Una de las cosas más corruptas y escandalosas, que estamos viviendo y soportando, es el notable predominio que se palpa en quienes mandan (o aspiran a mandar), en el agitado y convulso mundo de la política. Y digo que estamos soportando hechos y situaciones corruptas y escandalosas, porque somos muchos los ciudadanos que estamos hartos de aguantar a políticos y gobernantes a los que se les nota demasiado que lo que buscan y quieren (a toda costa), no es resolver los problemas que tiene y sufre la gente, sino alcanzar ellos el poder para imponer sus ideas, intereses y aspiraciones a la población indefensa.

La situación es tan deplorable que, a cualquier persona medianamente culta se le ocurre sospechar que una importante mayoría de los aspirantes a gobernar, ni han pensado en toda su vida que, en el ejercicio del gobierno (de un país, de un pueblo, de una institución…), no es lo mismo el “poder” que la “autoridad”. Un gobernante puede tener un poder absoluto, que es lo que tienen los dictadores. Pero un dictador, precisamente porque es totalitario en el ejercicio de su poder absoluto, por eso mismo carece de la autoridad, que necesita para que los ciudadanos vean en él al gobernante que tiene las cualidades (la credibilidad, la honradez, la sinceridad, la honestidad) que son indispensables para que la ciudadanía vea, en las decisiones del gobernante, las convicciones y proyectos que buscan el bien de la población.

En el ejercicio de cualquier forma de gobernanza, siempre fundamental para que las cosas vayan bien, es enteramente necesario que la población vea, en sus gobernantes, no sólo el “poder” que establecen las leyes, sino además la “autoridad” que se basa en la calidad moral y la autenticidad fundada en el derecho. Poder y autoridad que generan el sentimiento de “seguridad” en los ciudadanos. La base del bienestar de un pueblo, de un país, de la sociedad en general.

El profesor Ennio Cortese, en su magistral estudio sobre “Le Grandi Linee della Storia Giuridica Medievale”, analiza la famosa carta que, en el año 494, el papa Gelasio envió al emperador Anastasio y donde el papa le decía al emperador: “existen dos instancias para regir el mundo: la autoridad sagrada de los pontífices y la potestad real” (“auctoritas pontificum et regalis potestas”). La “autoridad” es la superioridad moral; la “potestad” es el poder público de ejecución.
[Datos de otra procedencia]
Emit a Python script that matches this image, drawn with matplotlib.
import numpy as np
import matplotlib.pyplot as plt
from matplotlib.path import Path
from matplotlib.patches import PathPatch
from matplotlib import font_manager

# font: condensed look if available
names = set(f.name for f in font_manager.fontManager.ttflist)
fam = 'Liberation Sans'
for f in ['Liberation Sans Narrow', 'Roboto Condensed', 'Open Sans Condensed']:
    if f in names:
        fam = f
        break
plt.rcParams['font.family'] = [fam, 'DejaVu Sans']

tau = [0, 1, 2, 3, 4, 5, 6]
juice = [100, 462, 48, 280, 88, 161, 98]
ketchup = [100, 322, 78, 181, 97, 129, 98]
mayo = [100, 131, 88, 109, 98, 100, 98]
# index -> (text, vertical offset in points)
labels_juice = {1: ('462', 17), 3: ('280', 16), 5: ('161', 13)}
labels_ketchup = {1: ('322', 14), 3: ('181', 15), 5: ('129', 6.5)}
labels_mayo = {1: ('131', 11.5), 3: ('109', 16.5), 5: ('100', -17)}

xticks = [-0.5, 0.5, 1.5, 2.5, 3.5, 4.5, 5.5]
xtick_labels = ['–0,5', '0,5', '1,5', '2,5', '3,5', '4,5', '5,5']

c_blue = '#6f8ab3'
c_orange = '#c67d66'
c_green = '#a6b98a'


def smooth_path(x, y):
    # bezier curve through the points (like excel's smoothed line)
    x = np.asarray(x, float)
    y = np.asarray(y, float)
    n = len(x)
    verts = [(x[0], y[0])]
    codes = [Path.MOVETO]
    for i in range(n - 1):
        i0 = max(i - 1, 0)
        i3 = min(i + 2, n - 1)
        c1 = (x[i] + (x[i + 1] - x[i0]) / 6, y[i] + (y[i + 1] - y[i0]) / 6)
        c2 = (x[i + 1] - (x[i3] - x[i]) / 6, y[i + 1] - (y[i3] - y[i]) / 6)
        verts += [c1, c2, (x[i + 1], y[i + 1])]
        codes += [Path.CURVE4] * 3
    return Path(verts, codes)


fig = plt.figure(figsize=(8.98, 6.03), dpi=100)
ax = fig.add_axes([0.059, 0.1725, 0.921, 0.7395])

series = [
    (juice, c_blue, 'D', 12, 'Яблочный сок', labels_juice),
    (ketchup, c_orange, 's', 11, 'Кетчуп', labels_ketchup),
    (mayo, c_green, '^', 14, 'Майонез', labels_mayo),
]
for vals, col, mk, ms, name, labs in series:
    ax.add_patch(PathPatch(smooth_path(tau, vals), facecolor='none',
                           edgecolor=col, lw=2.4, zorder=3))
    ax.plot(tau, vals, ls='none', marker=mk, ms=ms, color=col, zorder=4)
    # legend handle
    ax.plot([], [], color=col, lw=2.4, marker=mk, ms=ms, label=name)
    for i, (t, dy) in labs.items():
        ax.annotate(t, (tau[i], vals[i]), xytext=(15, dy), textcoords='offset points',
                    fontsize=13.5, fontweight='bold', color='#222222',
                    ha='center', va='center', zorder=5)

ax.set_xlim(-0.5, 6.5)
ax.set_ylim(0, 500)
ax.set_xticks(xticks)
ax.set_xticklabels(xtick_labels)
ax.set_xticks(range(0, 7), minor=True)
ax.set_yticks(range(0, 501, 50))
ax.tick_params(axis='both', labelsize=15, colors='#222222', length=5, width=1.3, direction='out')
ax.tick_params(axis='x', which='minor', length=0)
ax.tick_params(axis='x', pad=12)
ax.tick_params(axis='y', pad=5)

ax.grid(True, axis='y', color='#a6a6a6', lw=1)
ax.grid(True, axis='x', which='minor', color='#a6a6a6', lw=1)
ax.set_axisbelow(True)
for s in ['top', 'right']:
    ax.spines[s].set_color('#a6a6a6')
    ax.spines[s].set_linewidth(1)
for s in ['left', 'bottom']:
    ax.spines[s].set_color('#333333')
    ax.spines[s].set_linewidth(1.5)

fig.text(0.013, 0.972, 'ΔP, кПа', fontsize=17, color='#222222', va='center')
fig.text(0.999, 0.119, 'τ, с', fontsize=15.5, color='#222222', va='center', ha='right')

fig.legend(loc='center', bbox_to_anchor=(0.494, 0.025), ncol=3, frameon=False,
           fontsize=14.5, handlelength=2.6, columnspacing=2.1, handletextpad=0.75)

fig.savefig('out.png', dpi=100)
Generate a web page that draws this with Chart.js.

No es posible estudiar aquí la enorme documentación histórica que existe sobre este texto. Ni vamos a caer en la ingenuidad de presentar a todos los papas como modelos de “superioridad moral”. Lo que importa no es la veracidad histórica sino la enseñanza ética. Y es evidente que, desde este punto de vista, la ejemplaridad moral del gobernante, que, en el ejercicio de su cargo, sólo piensa y actúa buscando el mayor bien de quienes más lo necesitan, ahí está el punto capital que justifica las decisiones de gobierno y la ejecución de tales decisiones.

Por desgracia, la ausencia del necesario equilibrio de la “autoridad” y la “potestad”, en el gobierno de los pueblos y las instituciones, es lo que ha desquiciado la seguridad de los ciudadanos y el bienestar en la sociedad. El brutal desquiciamiento que estamos soportando, en el debido ejercicio de la política, es lo que ha generado el contaminado y maloliente clima de convivencia en que vivimos.

Es verdad que, desde el s. XVIII, Montesquieu puso los primeros fundamentos de la separación de poderes, en el ejercicio del Derecho y de la gestión política. Se pensó que tal separación devolvería la transparencia y la equidad, en el ámbito de la más estricta justicia, en el ejercicio de la autoridad y del poder.

Pero la pura verdad es que la experiencia nos está enseñando que, si los políticos (y gobernantes en general) no son personas honestas, que ejercen la autoridad en plena transparencia, la corrupción de unos y de otros les ofrece medios, posibilidades e instrumentos para tomar las más repugnantes y perversas decisiones, que terminan beneficiando a los de arriba y destrozando, cada vez más y más, a los más desprotegidos.

Por poner algún ejemplo, para terminar, ¿cómo se explica que, en los grupos políticos más religiosos, es donde más se ha ensañado la corrupción? ¿qué religión es ésa? Y, sobre todo, ¿cómo se explica tanta desvergüenza y tanta hipocresía? Estamos hablando de una política y de una religiosidad que tienen, sin duda, mucho “poder”, pero que carecen por completo de “autoridad” y “credibilidad”. Con gente así, ¿a dónde vamos?